Plotting code records:

┏━━

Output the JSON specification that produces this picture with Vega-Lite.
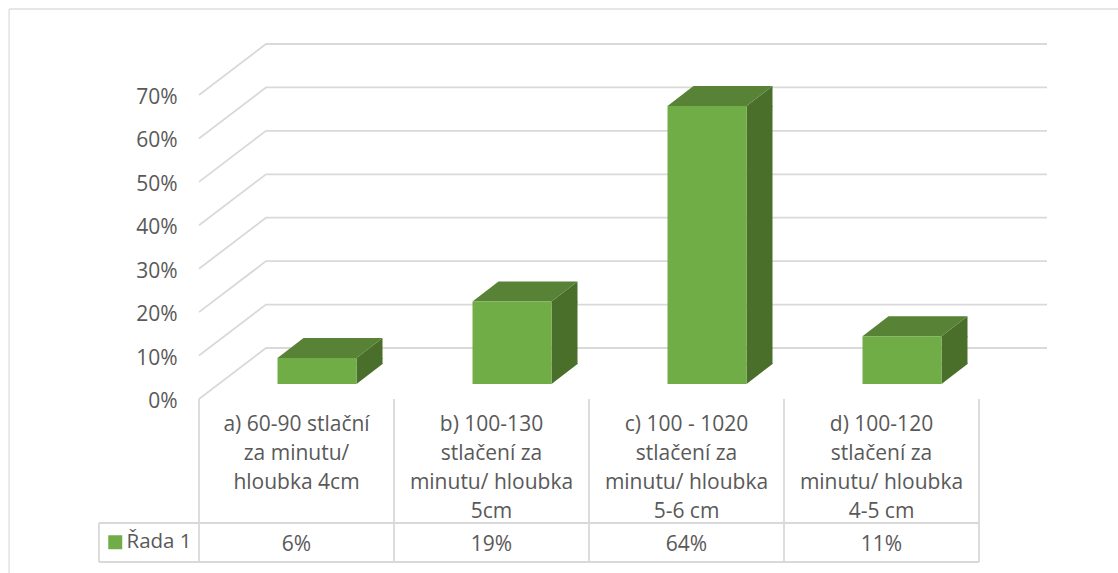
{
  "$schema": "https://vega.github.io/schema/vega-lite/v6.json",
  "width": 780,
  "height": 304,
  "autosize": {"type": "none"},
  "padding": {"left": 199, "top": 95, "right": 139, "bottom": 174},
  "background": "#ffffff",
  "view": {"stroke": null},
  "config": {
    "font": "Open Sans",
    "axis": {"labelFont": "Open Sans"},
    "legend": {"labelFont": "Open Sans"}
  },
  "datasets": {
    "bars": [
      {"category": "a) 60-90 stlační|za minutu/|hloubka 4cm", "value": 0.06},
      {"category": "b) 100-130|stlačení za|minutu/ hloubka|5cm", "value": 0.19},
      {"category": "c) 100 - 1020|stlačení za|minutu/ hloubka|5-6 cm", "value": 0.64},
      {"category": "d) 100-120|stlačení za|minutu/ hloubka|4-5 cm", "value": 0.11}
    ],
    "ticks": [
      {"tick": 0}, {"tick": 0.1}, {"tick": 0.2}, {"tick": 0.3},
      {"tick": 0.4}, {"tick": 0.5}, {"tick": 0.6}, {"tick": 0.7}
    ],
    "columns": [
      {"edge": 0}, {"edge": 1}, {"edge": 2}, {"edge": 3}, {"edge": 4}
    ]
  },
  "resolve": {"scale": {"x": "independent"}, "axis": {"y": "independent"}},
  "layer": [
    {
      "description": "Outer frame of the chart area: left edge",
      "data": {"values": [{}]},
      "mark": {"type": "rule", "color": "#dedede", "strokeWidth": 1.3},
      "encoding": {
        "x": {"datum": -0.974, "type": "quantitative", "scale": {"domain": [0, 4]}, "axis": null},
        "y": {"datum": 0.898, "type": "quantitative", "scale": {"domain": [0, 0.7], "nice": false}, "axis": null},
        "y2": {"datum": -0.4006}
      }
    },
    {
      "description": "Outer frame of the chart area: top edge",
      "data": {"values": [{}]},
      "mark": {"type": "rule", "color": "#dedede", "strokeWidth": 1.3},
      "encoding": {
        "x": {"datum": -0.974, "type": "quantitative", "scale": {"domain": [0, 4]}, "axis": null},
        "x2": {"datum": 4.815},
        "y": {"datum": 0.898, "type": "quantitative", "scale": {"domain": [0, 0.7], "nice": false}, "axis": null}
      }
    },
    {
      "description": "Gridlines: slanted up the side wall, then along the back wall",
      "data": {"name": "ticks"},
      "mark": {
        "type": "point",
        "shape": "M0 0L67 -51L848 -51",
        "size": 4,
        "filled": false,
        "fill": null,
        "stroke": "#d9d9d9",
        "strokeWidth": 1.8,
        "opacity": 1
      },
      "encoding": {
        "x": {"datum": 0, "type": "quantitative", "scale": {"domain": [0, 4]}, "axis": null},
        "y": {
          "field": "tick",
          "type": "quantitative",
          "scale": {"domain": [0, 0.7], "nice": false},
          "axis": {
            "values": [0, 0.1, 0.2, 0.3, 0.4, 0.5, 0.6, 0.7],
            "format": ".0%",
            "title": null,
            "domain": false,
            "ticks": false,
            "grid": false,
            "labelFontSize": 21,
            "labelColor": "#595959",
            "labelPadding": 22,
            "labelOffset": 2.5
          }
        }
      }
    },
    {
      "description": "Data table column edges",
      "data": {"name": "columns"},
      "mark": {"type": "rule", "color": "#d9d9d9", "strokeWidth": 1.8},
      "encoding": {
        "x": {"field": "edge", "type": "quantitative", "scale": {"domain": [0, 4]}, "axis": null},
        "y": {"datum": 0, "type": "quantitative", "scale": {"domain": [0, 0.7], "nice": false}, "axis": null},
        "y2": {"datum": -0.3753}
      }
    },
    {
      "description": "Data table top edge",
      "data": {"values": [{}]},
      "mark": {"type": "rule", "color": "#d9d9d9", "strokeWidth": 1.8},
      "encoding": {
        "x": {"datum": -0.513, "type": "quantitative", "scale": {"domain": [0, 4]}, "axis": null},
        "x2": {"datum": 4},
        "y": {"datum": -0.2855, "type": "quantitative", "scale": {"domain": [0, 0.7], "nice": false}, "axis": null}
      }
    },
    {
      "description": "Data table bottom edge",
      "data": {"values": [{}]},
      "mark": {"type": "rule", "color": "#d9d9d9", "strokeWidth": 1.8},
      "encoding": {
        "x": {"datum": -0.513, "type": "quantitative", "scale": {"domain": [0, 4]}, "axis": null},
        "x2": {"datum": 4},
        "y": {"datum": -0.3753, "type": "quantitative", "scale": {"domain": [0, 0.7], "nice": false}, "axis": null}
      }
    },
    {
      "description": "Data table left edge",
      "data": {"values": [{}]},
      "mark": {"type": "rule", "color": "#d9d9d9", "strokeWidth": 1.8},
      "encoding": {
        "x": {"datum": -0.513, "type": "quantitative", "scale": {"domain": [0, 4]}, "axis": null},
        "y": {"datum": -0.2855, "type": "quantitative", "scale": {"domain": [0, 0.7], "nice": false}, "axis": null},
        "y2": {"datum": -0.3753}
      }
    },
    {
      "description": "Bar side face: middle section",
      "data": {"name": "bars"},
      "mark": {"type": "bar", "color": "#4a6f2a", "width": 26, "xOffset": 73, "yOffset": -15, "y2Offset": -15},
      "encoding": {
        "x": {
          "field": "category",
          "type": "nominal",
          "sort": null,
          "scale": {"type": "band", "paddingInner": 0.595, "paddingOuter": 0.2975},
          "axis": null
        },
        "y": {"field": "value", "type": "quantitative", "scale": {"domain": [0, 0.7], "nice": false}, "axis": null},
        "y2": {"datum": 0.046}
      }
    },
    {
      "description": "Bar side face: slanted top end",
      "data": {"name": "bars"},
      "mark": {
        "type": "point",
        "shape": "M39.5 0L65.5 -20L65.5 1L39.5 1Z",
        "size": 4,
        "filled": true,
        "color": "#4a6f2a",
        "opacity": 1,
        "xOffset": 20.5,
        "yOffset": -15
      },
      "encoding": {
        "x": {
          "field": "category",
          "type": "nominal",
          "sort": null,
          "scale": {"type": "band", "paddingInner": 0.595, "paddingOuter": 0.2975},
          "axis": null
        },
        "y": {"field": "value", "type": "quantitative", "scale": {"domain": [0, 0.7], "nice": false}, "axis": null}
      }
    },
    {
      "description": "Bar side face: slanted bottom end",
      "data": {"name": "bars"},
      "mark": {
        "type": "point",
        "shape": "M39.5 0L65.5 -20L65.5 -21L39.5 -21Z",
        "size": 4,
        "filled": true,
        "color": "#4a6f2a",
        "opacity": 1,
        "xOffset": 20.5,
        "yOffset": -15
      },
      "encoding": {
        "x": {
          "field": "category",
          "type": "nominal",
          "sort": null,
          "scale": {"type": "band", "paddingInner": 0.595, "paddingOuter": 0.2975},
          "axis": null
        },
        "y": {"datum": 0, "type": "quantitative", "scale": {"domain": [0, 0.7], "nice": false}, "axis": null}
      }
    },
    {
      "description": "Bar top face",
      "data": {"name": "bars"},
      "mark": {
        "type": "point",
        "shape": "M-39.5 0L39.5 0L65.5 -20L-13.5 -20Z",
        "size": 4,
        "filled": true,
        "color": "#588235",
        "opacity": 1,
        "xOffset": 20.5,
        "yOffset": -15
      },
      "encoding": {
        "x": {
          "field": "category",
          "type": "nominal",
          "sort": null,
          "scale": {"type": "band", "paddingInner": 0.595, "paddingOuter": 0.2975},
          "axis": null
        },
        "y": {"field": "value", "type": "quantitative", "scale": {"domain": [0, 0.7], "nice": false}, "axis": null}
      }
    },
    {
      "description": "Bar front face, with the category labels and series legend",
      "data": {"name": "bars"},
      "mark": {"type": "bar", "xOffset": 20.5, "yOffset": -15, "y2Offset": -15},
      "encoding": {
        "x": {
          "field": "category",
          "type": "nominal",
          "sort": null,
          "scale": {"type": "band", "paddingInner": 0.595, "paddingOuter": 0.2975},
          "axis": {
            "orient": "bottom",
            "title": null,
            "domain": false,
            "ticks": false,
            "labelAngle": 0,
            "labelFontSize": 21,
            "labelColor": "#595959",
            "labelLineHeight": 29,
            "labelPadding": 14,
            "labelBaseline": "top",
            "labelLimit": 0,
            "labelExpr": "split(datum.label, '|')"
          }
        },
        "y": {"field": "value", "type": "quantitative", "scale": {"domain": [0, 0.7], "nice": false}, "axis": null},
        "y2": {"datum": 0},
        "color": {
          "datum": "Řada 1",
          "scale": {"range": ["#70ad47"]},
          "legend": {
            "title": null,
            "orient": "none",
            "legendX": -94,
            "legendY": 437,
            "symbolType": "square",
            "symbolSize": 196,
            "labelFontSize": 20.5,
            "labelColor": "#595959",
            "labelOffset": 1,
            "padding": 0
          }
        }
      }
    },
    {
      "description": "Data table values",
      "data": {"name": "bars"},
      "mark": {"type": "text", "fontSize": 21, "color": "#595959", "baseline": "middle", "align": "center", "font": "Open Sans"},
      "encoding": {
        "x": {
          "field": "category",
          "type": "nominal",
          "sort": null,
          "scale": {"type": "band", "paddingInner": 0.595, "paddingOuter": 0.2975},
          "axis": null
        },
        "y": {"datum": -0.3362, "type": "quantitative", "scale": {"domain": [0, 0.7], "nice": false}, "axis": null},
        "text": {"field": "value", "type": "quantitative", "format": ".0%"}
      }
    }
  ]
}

┗━━
┏━━

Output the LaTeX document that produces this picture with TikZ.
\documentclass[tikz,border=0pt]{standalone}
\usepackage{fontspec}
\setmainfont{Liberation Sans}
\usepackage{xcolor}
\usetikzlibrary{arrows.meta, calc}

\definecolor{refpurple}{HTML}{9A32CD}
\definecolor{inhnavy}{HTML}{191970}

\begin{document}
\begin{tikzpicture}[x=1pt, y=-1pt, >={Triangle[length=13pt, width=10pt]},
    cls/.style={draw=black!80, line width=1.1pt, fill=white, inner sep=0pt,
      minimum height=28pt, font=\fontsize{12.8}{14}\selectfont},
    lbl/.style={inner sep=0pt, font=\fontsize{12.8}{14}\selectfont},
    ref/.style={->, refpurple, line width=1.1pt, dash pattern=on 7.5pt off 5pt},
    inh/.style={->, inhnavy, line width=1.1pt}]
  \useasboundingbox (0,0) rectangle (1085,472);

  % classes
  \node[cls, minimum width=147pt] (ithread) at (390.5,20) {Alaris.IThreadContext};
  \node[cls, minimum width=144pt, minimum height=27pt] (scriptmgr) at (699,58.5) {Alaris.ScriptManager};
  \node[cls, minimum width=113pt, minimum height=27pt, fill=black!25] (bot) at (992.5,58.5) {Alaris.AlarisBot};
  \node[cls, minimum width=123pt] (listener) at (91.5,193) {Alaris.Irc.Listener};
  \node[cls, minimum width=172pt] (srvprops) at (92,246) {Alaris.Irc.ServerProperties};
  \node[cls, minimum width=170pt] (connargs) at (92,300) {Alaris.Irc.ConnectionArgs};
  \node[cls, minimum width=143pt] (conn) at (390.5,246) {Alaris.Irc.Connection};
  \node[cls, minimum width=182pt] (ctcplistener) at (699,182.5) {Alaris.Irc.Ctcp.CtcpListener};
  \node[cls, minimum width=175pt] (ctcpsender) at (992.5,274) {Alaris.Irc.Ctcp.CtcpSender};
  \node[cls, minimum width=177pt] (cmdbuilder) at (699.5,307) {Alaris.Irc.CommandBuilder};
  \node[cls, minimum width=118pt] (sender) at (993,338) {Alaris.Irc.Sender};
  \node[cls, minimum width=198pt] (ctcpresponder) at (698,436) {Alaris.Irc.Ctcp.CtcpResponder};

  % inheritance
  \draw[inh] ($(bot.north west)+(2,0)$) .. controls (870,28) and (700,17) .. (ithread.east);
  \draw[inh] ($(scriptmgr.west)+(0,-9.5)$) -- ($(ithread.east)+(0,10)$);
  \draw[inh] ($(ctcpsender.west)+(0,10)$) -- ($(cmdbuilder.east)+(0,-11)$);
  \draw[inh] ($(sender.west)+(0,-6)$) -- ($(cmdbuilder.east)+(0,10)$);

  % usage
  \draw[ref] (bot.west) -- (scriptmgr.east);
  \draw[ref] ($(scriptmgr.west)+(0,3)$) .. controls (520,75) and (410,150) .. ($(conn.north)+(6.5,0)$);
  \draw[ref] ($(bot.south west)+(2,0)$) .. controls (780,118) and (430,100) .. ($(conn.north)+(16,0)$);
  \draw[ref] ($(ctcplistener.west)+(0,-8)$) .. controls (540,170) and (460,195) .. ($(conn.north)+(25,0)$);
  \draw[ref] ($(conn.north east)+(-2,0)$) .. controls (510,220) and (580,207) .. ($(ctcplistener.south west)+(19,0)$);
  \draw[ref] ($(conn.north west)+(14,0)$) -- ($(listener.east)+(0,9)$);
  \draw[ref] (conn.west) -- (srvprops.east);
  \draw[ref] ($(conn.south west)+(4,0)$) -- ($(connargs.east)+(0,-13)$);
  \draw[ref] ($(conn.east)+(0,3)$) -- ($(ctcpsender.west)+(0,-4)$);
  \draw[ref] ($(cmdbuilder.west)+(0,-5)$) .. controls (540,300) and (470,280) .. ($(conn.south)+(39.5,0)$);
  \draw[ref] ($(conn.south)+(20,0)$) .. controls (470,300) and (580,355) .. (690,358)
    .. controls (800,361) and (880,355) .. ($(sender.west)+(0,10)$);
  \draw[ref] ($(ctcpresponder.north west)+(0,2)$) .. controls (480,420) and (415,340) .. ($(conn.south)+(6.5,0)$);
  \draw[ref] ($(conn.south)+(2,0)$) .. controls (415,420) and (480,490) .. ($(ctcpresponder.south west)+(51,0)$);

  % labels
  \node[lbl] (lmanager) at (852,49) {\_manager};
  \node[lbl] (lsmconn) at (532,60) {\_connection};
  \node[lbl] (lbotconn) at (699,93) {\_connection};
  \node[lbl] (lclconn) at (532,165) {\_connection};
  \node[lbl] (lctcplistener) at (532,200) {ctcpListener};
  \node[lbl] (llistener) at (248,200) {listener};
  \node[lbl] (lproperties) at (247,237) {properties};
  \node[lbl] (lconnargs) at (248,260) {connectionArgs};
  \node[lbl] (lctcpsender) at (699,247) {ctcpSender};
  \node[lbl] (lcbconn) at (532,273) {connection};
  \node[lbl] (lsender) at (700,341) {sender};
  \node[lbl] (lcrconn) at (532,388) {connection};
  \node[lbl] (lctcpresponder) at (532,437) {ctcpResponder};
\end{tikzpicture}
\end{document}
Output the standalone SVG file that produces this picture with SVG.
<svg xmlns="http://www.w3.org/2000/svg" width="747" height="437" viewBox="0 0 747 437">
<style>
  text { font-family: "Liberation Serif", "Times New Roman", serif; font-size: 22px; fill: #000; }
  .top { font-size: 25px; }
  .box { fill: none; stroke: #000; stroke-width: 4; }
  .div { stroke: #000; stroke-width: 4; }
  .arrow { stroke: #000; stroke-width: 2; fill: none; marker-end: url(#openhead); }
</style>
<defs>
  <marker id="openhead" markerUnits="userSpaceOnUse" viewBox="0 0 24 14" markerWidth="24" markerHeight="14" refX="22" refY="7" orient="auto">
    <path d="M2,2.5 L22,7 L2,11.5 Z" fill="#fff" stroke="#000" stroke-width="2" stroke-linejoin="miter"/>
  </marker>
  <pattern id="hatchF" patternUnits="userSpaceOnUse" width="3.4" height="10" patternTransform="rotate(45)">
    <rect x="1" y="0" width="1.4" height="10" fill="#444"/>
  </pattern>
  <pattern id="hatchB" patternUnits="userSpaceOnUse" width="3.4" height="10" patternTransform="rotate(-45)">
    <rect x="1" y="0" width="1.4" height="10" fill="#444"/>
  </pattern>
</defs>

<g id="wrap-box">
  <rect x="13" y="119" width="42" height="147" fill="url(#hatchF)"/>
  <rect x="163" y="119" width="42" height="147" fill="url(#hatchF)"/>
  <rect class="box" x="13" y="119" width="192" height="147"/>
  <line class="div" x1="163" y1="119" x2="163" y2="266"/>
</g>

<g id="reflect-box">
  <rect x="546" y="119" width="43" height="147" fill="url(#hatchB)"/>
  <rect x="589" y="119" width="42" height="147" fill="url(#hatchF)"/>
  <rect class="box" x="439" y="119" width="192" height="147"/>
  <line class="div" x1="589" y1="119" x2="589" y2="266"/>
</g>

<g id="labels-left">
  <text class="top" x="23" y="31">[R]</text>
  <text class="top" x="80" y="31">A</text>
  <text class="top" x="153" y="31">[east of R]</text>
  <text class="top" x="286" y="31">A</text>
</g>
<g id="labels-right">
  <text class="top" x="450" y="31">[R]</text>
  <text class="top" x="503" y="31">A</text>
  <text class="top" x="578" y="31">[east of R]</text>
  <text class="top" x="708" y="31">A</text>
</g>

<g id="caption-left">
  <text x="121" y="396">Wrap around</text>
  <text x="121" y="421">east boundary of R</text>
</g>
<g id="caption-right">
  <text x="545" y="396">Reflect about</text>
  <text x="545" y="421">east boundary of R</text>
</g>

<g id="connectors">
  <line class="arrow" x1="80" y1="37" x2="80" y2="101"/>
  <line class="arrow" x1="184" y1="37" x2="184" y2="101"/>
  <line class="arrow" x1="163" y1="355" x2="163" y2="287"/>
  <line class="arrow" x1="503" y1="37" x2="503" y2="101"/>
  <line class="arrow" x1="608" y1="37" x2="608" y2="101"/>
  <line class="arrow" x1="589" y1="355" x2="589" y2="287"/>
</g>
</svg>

┗━━

Extract exactly and only these lines: the line containing "Output the LaTeX", the line containing "(0,0) rectangle (1085,472);", and every line between them.

→ Exercise response:
Output the LaTeX document that produces this picture with TikZ.
\documentclass[tikz,border=0pt]{standalone}
\usepackage{fontspec}
\setmainfont{Liberation Sans}
\usepackage{xcolor}
\usetikzlibrary{arrows.meta, calc}

\definecolor{refpurple}{HTML}{9A32CD}
\definecolor{inhnavy}{HTML}{191970}

\begin{document}
\begin{tikzpicture}[x=1pt, y=-1pt, >={Triangle[length=13pt, width=10pt]},
    cls/.style={draw=black!80, line width=1.1pt, fill=white, inner sep=0pt,
      minimum height=28pt, font=\fontsize{12.8}{14}\selectfont},
    lbl/.style={inner sep=0pt, font=\fontsize{12.8}{14}\selectfont},
    ref/.style={->, refpurple, line width=1.1pt, dash pattern=on 7.5pt off 5pt},
    inh/.style={->, inhnavy, line width=1.1pt}]
  \useasboundingbox (0,0) rectangle (1085,472);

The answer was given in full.